A few weeks ago, CEISMIC Digital Content Analyst Lucy-Jane Walsh attended the first day of the Kiwi PyCon Conference. This year the conference was held at the University of Canterbury with Catalyst IT as a Platinum Sponsor. Lucy-Jane discusses her experiences below:
Being a little late to the game, I was only able to attend the first day of Kiwi PyCon, a day mostly consisting of sprints and tutorials, with the usual format of talks left to the Saturday and Sunday. This suited me well – as a bit of a Python fanatic, I was itching to sit down and write some code, to learn new tricks, and perfect my old ones.
My favourite tutorial was with Yuriy Ackermann, system administrator at Mount Maunganui College and JS Game developer at SLSNZ. Ackermann taught us how to scrape the web using Python, leading us through a script he had written to gather information about games on the digital game store, Steam. He broke the problem into three key steps – connecting, parsing, and parallelising – explaining the reasons each step were necessary and the libraries and tools he used to do them. I have summarised each steps below:
Ackermann used the urllib library to handle urls in Python. Using url.request (in Python3), he showed us how to open a url and decode and read the contents. He also showed us a cool trick for convincing google that you are not a robot. This is necessary for sites like google who reject requests made from outside a browser (encouraging developers to use their API instead). One way to get around this is to place a ‘user-agent’ in the header of the request which reflects browser behaviour. The value for the User-Agent can be found in the develop tools in your browser when you load a url (under the network tab):
Once the html content has been retrieved, the next step is to parse it. This means finding the parts of a string (in this case a string of html) that we are interested in and organising them into a useful structure. Ackermann used BeautifulSoup4 for this step of the scraping – a Python library built for pulling data out of HTML and XML pages.

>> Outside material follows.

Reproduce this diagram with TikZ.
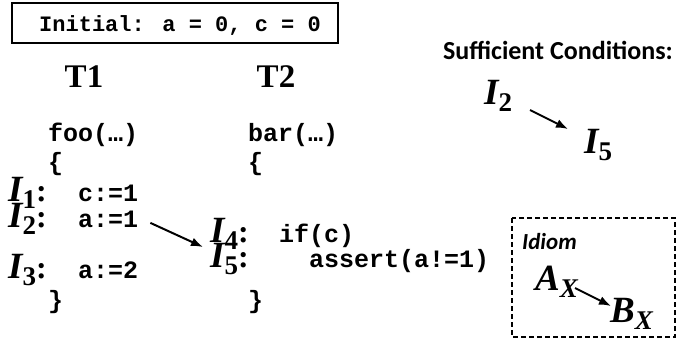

In particular, the .find() and .find_all() methods are incredible useful, the first allowing you to retrieve the first instance of a tag, and the second retrieving every instance of a tag and storing it in a list.
Ackermann used both of these methods to create a function for parsing urls from Stream. This function takes a string, such as the html from the url of one of stream’s games, and finds the name, price, currency, tags, and rating for that game. He also added some error exception to deal with 404s, timeouts, and pages not have price, tags, and names, and to clean up the data.
Once we had a script that could parse data for one of Steam games, it was time to run it across all of the games. The simplest way of achieving this would be to write a for-loop, but this would require a lot of requests (around 100,000) and a lot of time (7 hours at 250ms per request). On top of this, most websites check logs and will ban IPs that make too many requests. Ackermann’s solution was to move to a parallel process.
This part was somewhat harder for me to understand, having never tried parallel computing myself, and unfortunately we ran out of time. Basically Ackermann set up a server and created a bunch of online virtual machines (VMs). He got the server to send unique urls from Steam to the VMs and set them to retrieving and parsing the information. The VMs would then send it back to his server through a post request. This allowed him to run 100s of requests at once, cutting the time from hours to minutes.
For a step by step guide to this tutorial, check out Ackerman’s slides.
A huge thanks to Catalyst for sponsoring this year’s Kiwi PyCon. I really enjoyed the tutorials and meeting all the other python fans and developers. I hope next year I can attend again and get to hear the talks this time.